American real estate trust

Brixmor Property Group is a publicly traded real estate investment trust that invests in shopping centers.

As of December 31, 2024, the company owned 363 shopping centers containing 64 million square feet of retail space. The company's largest markets are Florida (14.0% of revenues), Texas (11.9% of revenues), and California (11.7% of revenues). The company's largest tenants are TJX Companies (3.3% of revenues), Kroger (2.3% of revenues), and Burlington (2.1% of revenues).

==History==
In late 2003, Centro Properties Group, an Australian shopping center firm, and American-based Watt Commercial Realty formed Centro Watt, a joint venture, and acquired 14 shopping centers in California for $488 million. In 2005, Centro acquired Kramont Reality Trust for $1.2 billion. In May 2006, Sydney-based Westfield Group sold seven shopping centers to Centro Watt. In 2007, Centro acquired Watt Companies' ownership stake, ending the joint venture, and renamed the company Centro Properties Group US.

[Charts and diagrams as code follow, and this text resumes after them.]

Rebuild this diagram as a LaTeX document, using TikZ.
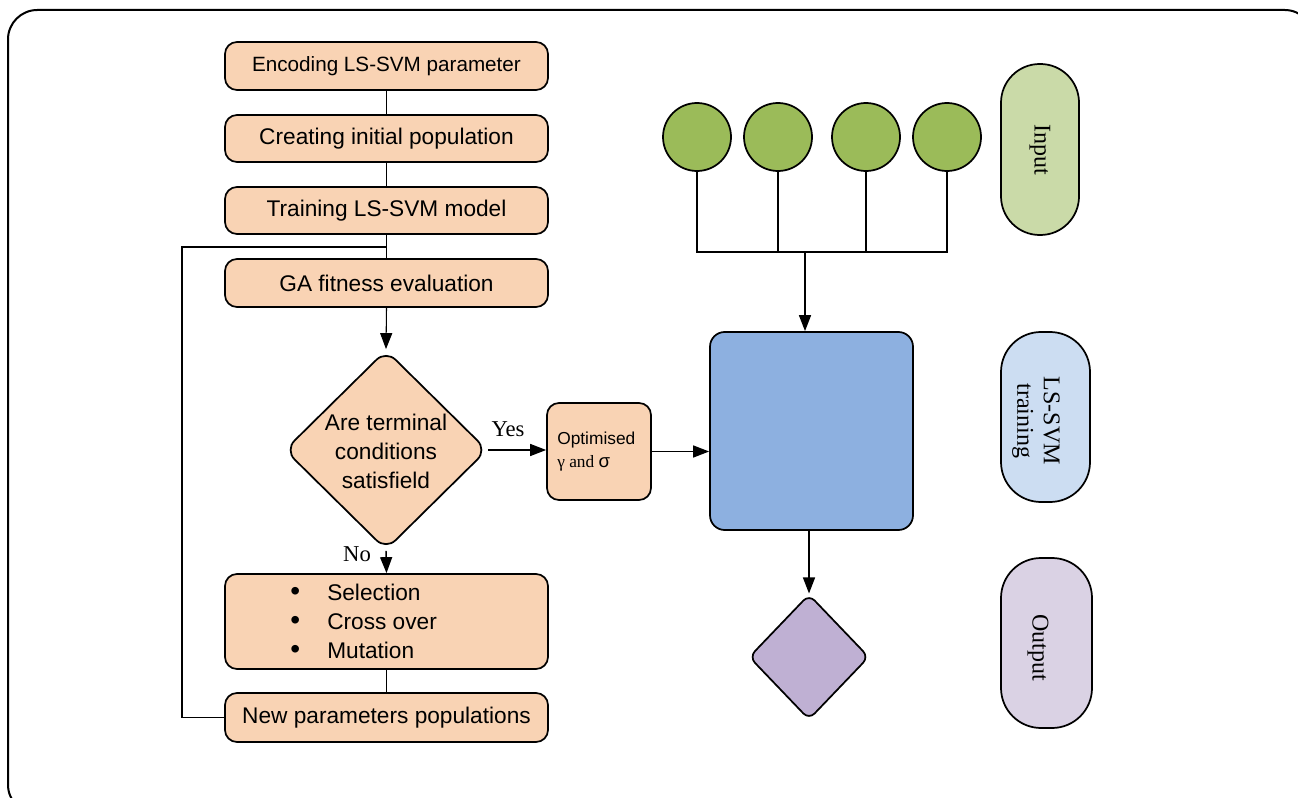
\documentclass[tikz,border=0pt]{standalone}
\usepackage{fontspec}
\setmainfont{Liberation Serif}
\newfontfamily\arial{Liberation Sans}
\usetikzlibrary{arrows.meta,shapes.geometric}
\definecolor{peach}{RGB}{249,211,180}
\definecolor{bluebox}{RGB}{141,176,224}
\definecolor{greencirc}{RGB}{155,187,89}
\definecolor{inpill}{RGB}{202,218,168}
\definecolor{lspill}{RGB}{204,221,242}
\definecolor{outpill}{RGB}{218,210,228}
\definecolor{purpdia}{RGB}{191,176,211}
\tikzset{
  ln/.style={line width=1.1pt, draw=black},
  arr/.style={ln, -{Triangle[length=12pt,width=9pt]}},
  pbox/.style={draw=black, line width=1.3pt, fill=peach, rounded corners=9pt,
    minimum width=242.25pt, inner sep=0pt, font=\arial\fontsize{17}{21.75}\selectfont},
  pill/.style={draw=black, line width=1.3pt, rounded corners=29pt, inner sep=0pt},
  circ/.style={circle, draw=black, line width=1.3pt, fill=greencirc, minimum size=51pt, inner sep=0pt},
  lbl/.style={font=\fontsize{17}{20}\selectfont, inner sep=0pt},
  side/.style={font=\fontsize{18}{20}\selectfont, rotate=-90, align=center, inner sep=0pt}
}
\begin{document}
\begin{tikzpicture}[x=0.75pt,y=-0.75pt]
\useasboundingbox (0,0) rectangle (1298,798);
\draw[line width=1.5pt, rounded corners=22pt] (8,10) rectangle (1314,814);

% left flow
\node[pbox, minimum height=36pt, font=\arial\fontsize{15.5}{18}\selectfont] (b1) at (386.5,66) {Encoding LS-SVM parameter};
\node[pbox, minimum height=35.25pt] (b2) at (386.5,138.5) {Creating initial population};
\node[pbox, minimum height=35.25pt] (b3) at (386.5,210.5) {Training LS-SVM model};
\node[pbox, minimum height=36pt] (b4) at (386.5,283) {GA fitness evaluation};
\node[diamond, draw=black, line width=1.3pt, fill=peach, rounded corners=10pt, minimum width=152pt, minimum height=150pt, inner sep=0pt] (d) at (386,450) {};
\node[align=center, inner sep=0pt, font=\arial\fontsize{17}{21.75}\selectfont] (dt) at (386,451) {Are terminal\\conditions\\satisfield};
\node[pbox, minimum height=71.25pt] (sel) at (386.5,621.5) {};
\node[anchor=west, align=left, inner sep=0pt, font=\arial\fontsize{17}{21.75}\selectfont] (selt) at (290,621.5)
  {\makebox[27.75pt][l]{\fontsize{21}{21.75}\selectfont\textbullet}Selection\\\makebox[27.75pt][l]{\fontsize{21}{21.75}\selectfont\textbullet}Cross over\\\makebox[27.75pt][l]{\fontsize{21}{21.75}\selectfont\textbullet}Mutation};
\node[pbox, minimum height=36.75pt] (np) at (386.5,717.5) {New parameters populations};

\node[draw=black, line width=1.3pt, fill=peach, rounded corners=9pt, minimum width=78pt, minimum height=72.75pt, inner sep=0pt] (opt) at (599,451.5) {};
\node[anchor=west, align=left, inner sep=0pt, font=\fontsize{13}{17.25}\selectfont] (optt) at (557,452)
  {{\arial Optimised}\\γ and {\arial\fontsize{14}{17.25}\selectfont σ}};

% right part
\node[draw=black, line width=1.3pt, fill=bluebox, rounded corners=11pt, minimum width=152.25pt, minimum height=148.5pt, inner sep=0pt] (blue) at (811.5,431) {};
\node[circ] (c1) at (697,137) {};
\node[circ] (c2) at (778,137) {};
\node[circ] (c3) at (866,137) {};
\node[circ] (c4) at (947,137) {};
\node[diamond, draw=black, line width=1.3pt, fill=purpdia, rounded corners=6pt, minimum width=90pt, minimum height=94pt, inner sep=0pt] (out) at (809,657) {};

\node[pill, fill=inpill, minimum width=58.5pt, minimum height=128.25pt] (inp) at (1040,149.5) {};
\node[side] at (inp) {Input};
\node[pill, fill=lspill, minimum width=66.75pt, minimum height=127.5pt, rounded corners=30pt] (lsp) at (1045.5,417) {};
\node[side, font=\fontsize{18}{20}\selectfont] at (1036,421) {LS-SVM\\training};
\node[pill, fill=outpill, minimum width=68.25pt, minimum height=127.5pt, rounded corners=30pt] (outp) at (1046.5,643) {};
\node[side] at (1038,648) {Output};

% connectors left
\coordinate (j) at (386.5,247);
\coordinate (lp) at (182,717.5);
\draw[ln] (b1) -- (b2);
\draw[ln] (b2) -- (b3);
\draw[ln] (b3) -- (b4);
\draw[ln] (np.west) -- (lp) |- (j);
\draw[arr, line width=0.8pt] (b4.south) -- (d.north);
\draw[arr] (d.south) -- (sel.north);
\draw[ln] (sel) -- (np);
\draw[arr] (d.east) -- (opt.west |- d.east);
\node[lbl, anchor=south] (yes) at (508,437) {Yes};
\node[lbl] (no) at (357,554) {No};
\draw[arr] (opt.east) -- (opt.east -| blue.west);

% connectors right
\coordinate (bus) at (805,252);
\draw[ln] (c1.south) -- (c1.south |- bus) -- (c4.south |- bus) -- (c4.south);
\draw[ln] (c2.south) -- (c2.south |- bus);
\draw[ln] (c3.south) -- (c3.south |- bus);
\draw[arr] (bus) -- (bus |- blue.north);
\draw[arr] (blue.south -| out.north) -- (out.north);
\end{tikzpicture}
\end{document}
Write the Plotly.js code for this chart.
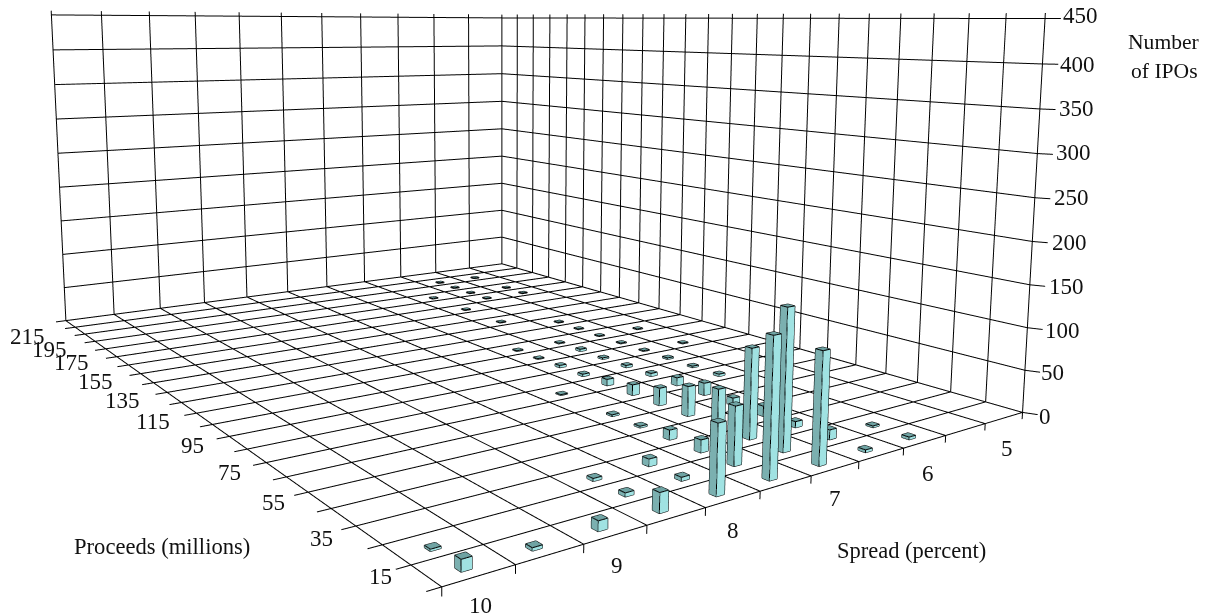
<!DOCTYPE html>
<html><head><meta charset="utf-8"><script src="https://cdn.plot.ly/plotly-3.0.1.min.js"></script>
<style>html,body{margin:0;padding:0;width:1212px;height:615px;overflow:hidden;background:#fff}
#g{position:absolute;left:-150px;top:-329px}</style></head><body>
<div id="g"></div>
<script>
var spread=[10,10,9.5,9,8.5,8.5,8.5,8,8,8,7.5,7.5,7.5,7.5,7.5,7.5,7.5,7,7,7,7,7,7,7,7,7,7,7,7,6.5,6.5,6.5,6.5,6.5,6.5,6.5,6.5,6.5,6.5,6.5,6.5,6.5,6.5,6.5,6,6,6,6,6,6,6,6,6,6,6,6,6,6,5.5,5.5,5.5,5.5,5.5];
var proceeds=[15,25,15,15,15,25,35,15,25,35,15,25,35,45,55,65,85,15,25,35,45,55,65,75,85,95,105,115,125,15,25,35,45,55,65,75,85,95,105,115,125,155,175,195,15,25,75,85,95,105,115,125,135,145,185,195,205,215,105,125,185,195,215];
var ipos=[11,2,3,10,20,4,3,72,4,8,146,63,14,11,2,2,1,120,155,101,44,35,21,13,8,3,3,1,1,3,11,7,12,9,15,10,4,3,2,3,1,1,1,1,3,2,3,2,2,1,1,1,1,1,1,1,1,1,1,1,1,1,1];
var spreadEdges=[10.25,9.75,9.25,8.75,8.25,7.75,7.25,6.75,6.25,5.75,5.25,4.75];
var proceedEdges=[10,20,30,40,50,60,70,80,90,100,110,120,130,140,150,160,170,180,190,200,210,220,230];
var countTicks=[0,50,100,150,200,250,300,350,400,450];
var spreadLabels=['10','9','8','7','6','5'];
var proceedLabels=['15','35','55','75','95','115','135','155','175','195','215'];

var W=1395,Hh=1036,OX=150,OY=329;
var A=0.78628,B=1.0913,H=0.4545;
var xa=-10.25-0.16,xb=-4.75+0.08,ya=10-4,yb=230+1,za=-10,zb=458;
function wx(x){return (x+10.25)/5.5*A;} function wy(y){return (y-10)/220*B;} function wz(z){return z/450*H;}
var C=[(wx(xa)+wx(xb))/2,(wy(ya)+wy(yb))/2,(wz(za)+wz(zb))/2];
var eyeW=[-0.48824,-0.8179,0.44856],fwd=[0.5803,0.8036,-0.1328],upW=[0.07375,0.1105,0.9912];
var eye={x:eyeW[0]-C[0],y:eyeW[1]-C[1],z:eyeW[2]-C[2]};
var cen={x:eye.x+1.6*fwd[0],y:eye.y+1.6*fwd[1],z:eye.z+1.6*fwd[2]};

// grid
var gx=[],gy=[],gz=[];
function seg(x0,y0,z0,x1,y1,z1){gx.push(x0,x1,null);gy.push(y0,y1,null);gz.push(z0,z1,null);}
var x0=-10.25,x1=-4.75,y0=10,y1=230;
spreadEdges.forEach(function(s){var x=-s;
  seg(x,y0,0,x,y1,0);seg(x,y0,0,x,y0,-8);seg(x,y1,0,x,y1,456);});
proceedEdges.forEach(function(y){
  seg(x0-0.1,y,0,x1,y,0);seg(x1,y,0,x1,y,456);});
countTicks.forEach(function(z){
  seg(x0,y1,z,x1,y1,z);seg(x1,y1,z,x1,y0,z);seg(x1,y0,z,x1+0.05,y0-3,z);});

// bars
var bw=0.0375,bd=1.0,shiftX=-0.025,shiftY=-1.2;
var vx=[],vy=[],vz=[],fi=[],fj=[],fk=[],fc=[],ex=[],ey=[],ez=[];
var LIGHT='#a0e2e2',DARK='#7bb0b0',TOP='#6fa3a3';
function quad(a,b,c,d,col){fi.push(a,a);fj.push(b,c);fk.push(c,d);fc.push(col,col);}
ipos.forEach(function(v,n){
  var cx=-spread[n]+shiftX,cy=proceeds[n]+shiftY,b=vx.length;
  var xs=[cx-bw,cx+bw,cx+bw,cx-bw],ys=[cy-bd,cy-bd,cy+bd,cy+bd];
  for(var k=0;k<4;k++){vx.push(xs[k]);vy.push(ys[k]);vz.push(0);}
  for(k=0;k<4;k++){vx.push(xs[k]);vy.push(ys[k]);vz.push(v);}
  quad(b,b+1,b+5,b+4,LIGHT);
  quad(b+3,b,b+4,b+7,DARK);
  quad(b+1,b+2,b+6,b+5,DARK);
  quad(b+2,b+3,b+7,b+6,DARK);
  quad(b+4,b+5,b+6,b+7,TOP);
  quad(b,b+1,b+2,b+3,DARK);
  for(k=0;k<4;k++){var m=(k+1)%4;
    ex.push(xs[k],xs[m],null);ey.push(ys[k],ys[m],null);ez.push(0,0,null);
    ex.push(xs[k],xs[m],null);ey.push(ys[k],ys[m],null);ez.push(v,v,null);
    ex.push(xs[k],xs[k],null);ey.push(ys[k],ys[k],null);ez.push(0,v,null);}
});

function px(x,y,txt,anchor,size){return {text:txt,xref:'paper',yref:'paper',x:(x+OX)/W,y:1-(y+OY)/Hh,xanchor:anchor||'center',yanchor:'middle',showarrow:false,font:{family:'Liberation Serif, serif',size:size||23,color:'#111'}};}
var ann=[];
var zLab=[[1061,16],[1058,64],[1057,108],[1054,152],[1052,197],[1050,242],[1047,286],[1043,330],[1039,372],[1037,416]];
countTicks.slice().reverse().forEach(function(t,n){ann.push(px(zLab[n][0],zLab[n][1],String(t),'left'));});
var sLab=[[480,605],[617,565],[733,530],[835,498],[928,473],[1007,448]];
spreadLabels.forEach(function(t,n){ann.push(px(sLab[n][0],sLab[n][1],t));});
var pLab=[[380,576],[321,538],[273,502],[229,472],[192,445],[153,421],[122,400],[95,381],[71,362],[49,349],[27,336]];
proceedLabels.forEach(function(t,n){ann.push(px(pLab[n][0],pLab[n][1],t));});
ann.push(px(162,546,'Proceeds (millions)','center',22.6));
ann.push(px(911,550,'Spread (percent)','center',22.5));
ann.push(px(1163,42,'Number','center',21.6));
ann.push(px(1164,71,'of IPOs','center',21.6));

function hidden(r){return {range:r,visible:false,showgrid:false,showline:false,zeroline:false,showticklabels:false,showbackground:false,showspikes:false,title:{text:''}};}
var layout={width:W,height:Hh,margin:{l:0,r:0,t:0,b:0},showlegend:false,paper_bgcolor:'rgba(0,0,0,0)',annotations:ann,
 scene:{domain:{x:[0,1],y:[0,1]},aspectmode:'manual',aspectratio:{x:wx(xb)-wx(xa),y:wy(yb)-wy(ya),z:wz(zb)-wz(za)},
 camera:{projection:{type:'perspective'},up:{x:upW[0],y:upW[1],z:upW[2]},eye:eye,center:cen},
 xaxis:hidden([xa,xb]),yaxis:hidden([ya,yb]),zaxis:hidden([za,zb])}};
var traces=[
 {type:'scatter3d',mode:'lines',x:gx,y:gy,z:gz,line:{color:'#000',width:2},hoverinfo:'skip',connectgaps:false},
 {type:'mesh3d',x:vx,y:vy,z:vz,i:fi,j:fj,k:fk,facecolor:fc,flatshading:true,lighting:{ambient:1,diffuse:0,specular:0,fresnel:0,roughness:1},hoverinfo:'skip',showscale:false},
 {type:'scatter3d',mode:'lines',x:ex,y:ey,z:ez,line:{color:'#000',width:2},hoverinfo:'skip',connectgaps:false}
];
Plotly.newPlot('g',traces,layout,{displayModeBar:false});
</script></body></html>
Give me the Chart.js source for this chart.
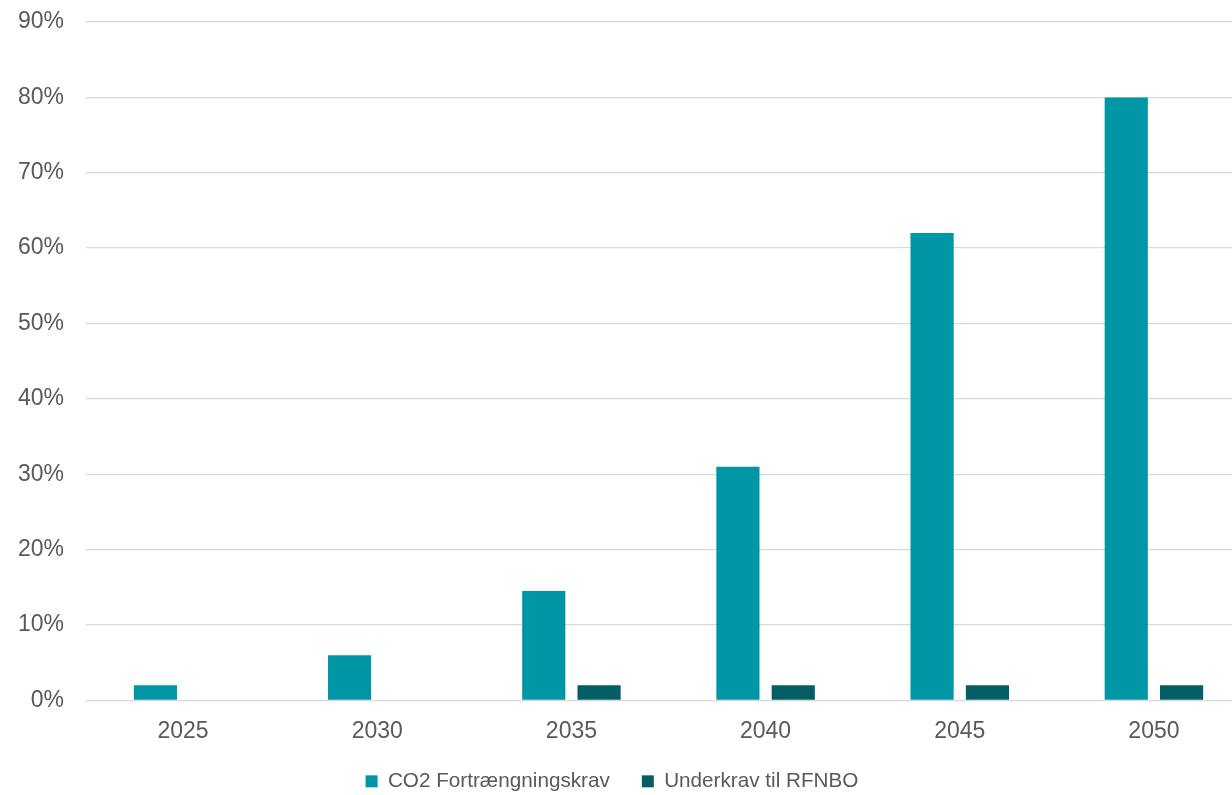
<!DOCTYPE html>
<html>
<head>
<meta charset="utf-8">
<script src="https://cdn.jsdelivr.net/npm/chart.js@4/dist/chart.umd.min.js"></script>
<style>
  html, body { margin: 0; padding: 0; background: #fff; overflow: hidden; }
  #wrap { width: 1251px; height: 795px; }
</style>
</head>
<body>
<div id="wrap"><canvas id="myChart" width="1251" height="795"></canvas></div>
<script>
const years = ['2025', '2030', '2035', '2040', '2045', '2050'];
const co2Krav = [2, 6, 14.5, 31, 62, 80];       // CO2 Fortrængningskrav (%)
const rfnboKrav = [null, null, 2, 2, 2, 2];      // Underkrav til RFNBO (%)
const yTicks = [0, 10, 20, 30, 40, 50, 60, 70, 80, 90];

const fontFamily = 'Arial, "Liberation Sans", sans-serif';
const textColor = '#595959';

// nudge the legend: the original sits left of centre and a bit higher
// (only the top moves, so the clip box stays tall enough for the text)
const legendShift = {
    id: 'legendShift',
    afterLayout(chart) {
        const lg = chart.legend;
        if (!lg) return;
        lg.left -= 22; lg.right -= 22;
        lg.top -= 23;
    }
};

const ctx = document.getElementById('myChart').getContext('2d');

const myChart = new Chart(ctx, {
    type: 'bar',
    data: {
        labels: years,
        datasets: [{
            label: 'CO2 Fortrængningskrav',
            data: co2Krav,
            backgroundColor: '#0096A6',
            borderWidth: 0,
            categoryPercentage: 0.57,
            barPercentage: 0.78
        }, {
            label: 'Underkrav til RFNBO',
            data: rfnboKrav,
            backgroundColor: '#035E66',
            borderWidth: 0,
            categoryPercentage: 0.57,
            barPercentage: 0.78
        }]
    },
    options: {
        responsive: false,
        animation: false,
        layout: {
            padding: { top: 22, left: 17, right: 0, bottom: 0 }
        },
        plugins: {
            legend: {
                display: true,
                position: 'bottom',
                maxHeight: 33,
                labels: {
                    boxWidth: 12,
                    boxHeight: 12,
                    padding: 32,
                    color: textColor,
                    font: { family: fontFamily, size: 20.7 }
                }
            },
            tooltip: { enabled: false }
        },
        scales: {
            x: {
                grid: { display: false, drawTicks: false },
                border: { display: false },
                ticks: {
                    color: textColor,
                    padding: 17,
                    font: { family: fontFamily, size: 23 }
                }
            },
            y: {
                min: 0,
                max: 90,
                afterBuildTicks(axis) {
                    axis.ticks = yTicks.map(v => ({ value: v }));
                },
                afterFit(axis) {
                    axis.width = 69;
                },
                grid: {
                    color: '#d9d9d9',
                    lineWidth: 1.3,
                    drawTicks: true,
                    tickLength: 22,
                    tickColor: 'rgba(0,0,0,0)'
                },
                border: { display: false },
                ticks: {
                    color: textColor,
                    padding: 0,
                    font: { family: fontFamily, size: 23 },
                    callback: v => v + '%'
                }
            }
        }
    },
    plugins: [legendShift]
});
</script>
</body>
</html>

In 2011, The Blackstone Group acquired Centro Properties Group US from Centro Retail Trust, and the entity changed its name to Brixmor.

In 2012, the company hired Madison Marquette to manage 7 centers that were acquired from Westfield Group.

In October 2013, the company became a public company via initial public offering.

In April 2016, president and CEO Michael Carroll, CFO Michael Pappagallo, and chief accounting officer Steven Splain resigned after an accounting scandal. Jim Taylor was named CEO and president.

In August 2016, The Blackstone Group sold its stake in the company.